There’s a moment in Barbie where the world slows down. A piano melody floats in, and suddenly, it’s not just a movie anymore, it’s a mirror. I have never, in my life, been so moved by a moment in cinema.


I sat there in the theater and felt something shift. I’ve always dreamed of working behind a camera, of creating stories on film, but that dream has often felt distant, especially in a space still dominated by male voices. And then, in the most tender moment of the film, Barbie begins to imagine real life and the screen fills with home videos. Not actors, not sets. Real memories. Real women. Footage submitted by the cast and crew.


That choice to include real, personal moments from the people who made the film felt like an invitation. Like proof that the ones behind the camera mattered just as much as the ones in front of it. For the first time, I didn’t just want that dream. I believed it could belong to me.


This story isn’t about Barbie. It’s about all of us; the way we learn to perform, to present perfection, and the courage it takes to undo that. In the movie, Barbie begins on that tightrope too: smiling, pristine, built to be everything for everyone. But as the story unfolds, she unravels into emotion. Into autonomy. Into humanity.


And somewhere in that unraveling, I saw my own reflection.


I’ve been learning to drop the performance, too. To stop people-pleasing just to avoid rejection. To show up as myself, even if it means not everyone will approve. And yes, some people haven’t. But the love I’ve received since being real, raw, imperfect, fully me, is deeper than anything I ever found by being agreeable.


That’s what Barbie gave us.

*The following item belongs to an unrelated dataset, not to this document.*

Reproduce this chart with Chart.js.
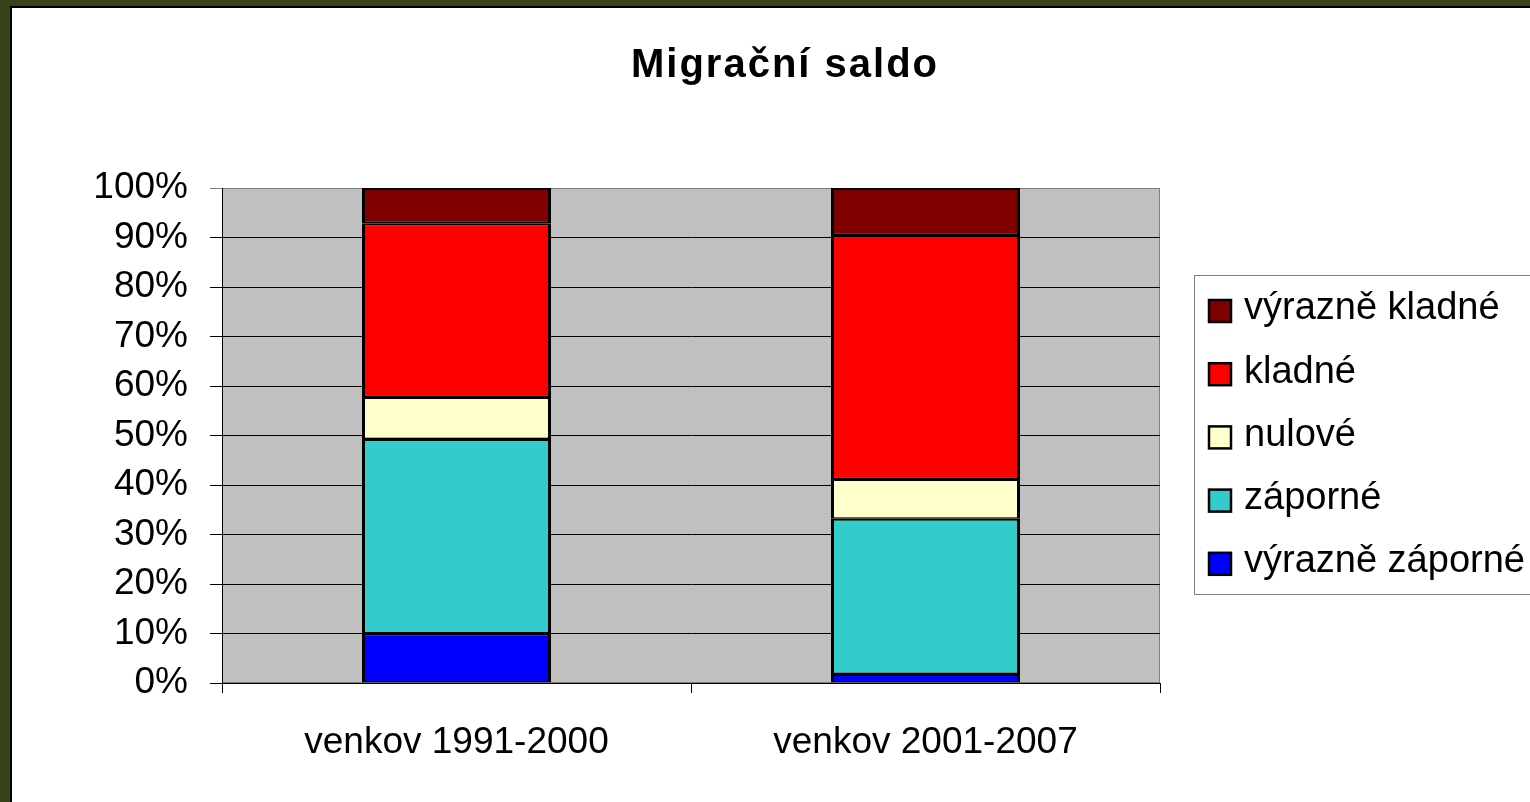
<!DOCTYPE html>
<html>
<head>
<meta charset="utf-8">
<script src="https://cdn.jsdelivr.net/npm/chart.js@4/dist/chart.umd.min.js"></script>
<style>
  html, body { margin: 0; padding: 0; overflow: hidden; background: #38431a; }
  #frame {
    position: absolute; left: 10px; top: 6px;
    width: 1600px; height: 820px;
    background: #fff;
    border-left: 2px solid #000; border-top: 2px solid #000;
  }
  #chart { display: block; }
</style>
</head>
<body>
<div id="frame"><canvas id="chart" width="1544" height="794"></canvas></div>
<script>
  // ---------------- data ----------------
  const categories = ['venkov 1991-2000', 'venkov 2001-2007'];
  const vyrazneZaporne = [10.0, 1.8];
  const zaporne = [39.3, 31.4];
  const nulove = [8.5, 8.0];
  const kladne = [35.1, 49.3];
  const vyrazneKladne = [7.1, 9.5];
  const yTicks = [0, 10, 20, 30, 40, 50, 60, 70, 80, 90, 100];

  const FONT = '"Liberation Sans", Arial, sans-serif';

  function segment(label, data, color) {
    return {
      label: label,
      data: data,
      backgroundColor: color,
      borderColor: '#000',
      borderWidth: { left: 3, right: 3, top: 2, bottom: 1.5 },
      borderSkipped: false,
      barPercentage: 0.403,
      categoryPercentage: 1.0,
    };
  }

  // plot area background + border
  const plotArea = {
    id: 'plotArea',
    beforeDraw(chart) {
      const { ctx, chartArea: a } = chart;
      ctx.save();
      ctx.fillStyle = '#c0c0c0';
      ctx.fillRect(a.left, a.top, a.right - a.left, a.bottom - a.top);
      ctx.strokeStyle = '#808080';
      ctx.lineWidth = 1;
      ctx.strokeRect(a.left + 0.5, a.top + 0.5, a.right - a.left - 1, a.bottom - a.top - 1);
      ctx.restore();
    }
  };

  // title with slightly wide spacing
  const titlePlugin = {
    id: 'titlePlugin',
    afterDraw(chart) {
      const ctx = chart.ctx;
      ctx.save();
      ctx.font = 'bold 40px ' + FONT;
      ctx.letterSpacing = '2px';
      ctx.fillStyle = '#000';
      ctx.textAlign = 'center';
      ctx.textBaseline = 'alphabetic';
      ctx.fillText('Migrační saldo', 773, 69);
      ctx.restore();
    }
  };

  // boxed legend, top item = top segment
  const boxLegend = {
    id: 'boxLegend',
    afterDraw(chart) {
      const ctx = chart.ctx;
      const items = chart.data.datasets.slice().reverse();
      ctx.save();
      ctx.strokeStyle = '#808080';
      ctx.lineWidth = 1;
      ctx.strokeRect(1182.5, 267.5, 360, 319);
      ctx.font = '38px ' + FONT;
      ctx.textBaseline = 'middle';
      items.forEach((ds, i) => {
        const cy = 303 + i * 63.2;
        ctx.fillStyle = ds.backgroundColor;
        ctx.fillRect(1197, cy - 11, 22, 22);
        ctx.strokeStyle = '#000';
        ctx.lineWidth = 2.5;
        ctx.strokeRect(1197, cy - 11, 22, 22);
        ctx.fillStyle = '#000';
        ctx.fillText(ds.label, 1232, cy - 2);
      });
      ctx.restore();
    }
  };

  new Chart(document.getElementById('chart'), {
    type: 'bar',
    data: {
      labels: categories,
      datasets: [
        segment('výrazně záporné', vyrazneZaporne, '#0000ff'),
        segment('záporné', zaporne, '#33cccc'),
        segment('nulové', nulove, '#ffffcc'),
        segment('kladné', kladne, '#ff0000'),
        segment('výrazně kladné', vyrazneKladne, '#800000'),
      ]
    },
    options: {
      responsive: false,
      animation: false,
      events: [],
      layout: { padding: { left: 0, top: 180, right: 396, bottom: 0 } },
      plugins: {
        legend: { display: false },
        title: { display: false },
        tooltip: { enabled: false },
      },
      scales: {
        x: {
          stacked: true,
          afterFit: s => { s.height = 119; },
          grid: { drawOnChartArea: false, drawTicks: true, tickLength: 10, color: '#000', offset: true },
          border: { display: true, color: '#000', width: 1 },
          ticks: { color: '#000', padding: 28, font: { family: FONT, size: 37 } },
        },
        y: {
          stacked: true,
          min: 0,
          max: 100,
          afterFit: s => { s.width = 210; },
          afterBuildTicks: s => { s.ticks = yTicks.map(v => ({ value: v })); },
          grid: {
            color: c => (c.tick && c.tick.value === 100 ? '#808080' : '#000'),
            lineWidth: 1,
            tickLength: 12,
          },
          border: { display: true, color: '#000', width: 1 },
          ticks: {
            color: '#000',
            padding: 22,
            font: { family: FONT, size: 37 },
            callback: v => v + '%',
          },
        }
      }
    },
    plugins: [plotArea, titlePlugin, boxLegend]
  });
</script>
</body>
</html>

Not just clever commentary or iconic fashion. But permission. Permission to feel too much. To dream too loudly. To take up space. To become something more than what we were told we had to be.


And if you’re still somewhere on that tightrope trying to be liked, trying to be perfect, trying not to be too much, I hope you know this:


You were never meant to be easy to swallow. You were meant to be fully seen.

You don’t have to be everything. You just have to be you.

And that, in every way that matters, is more than enough.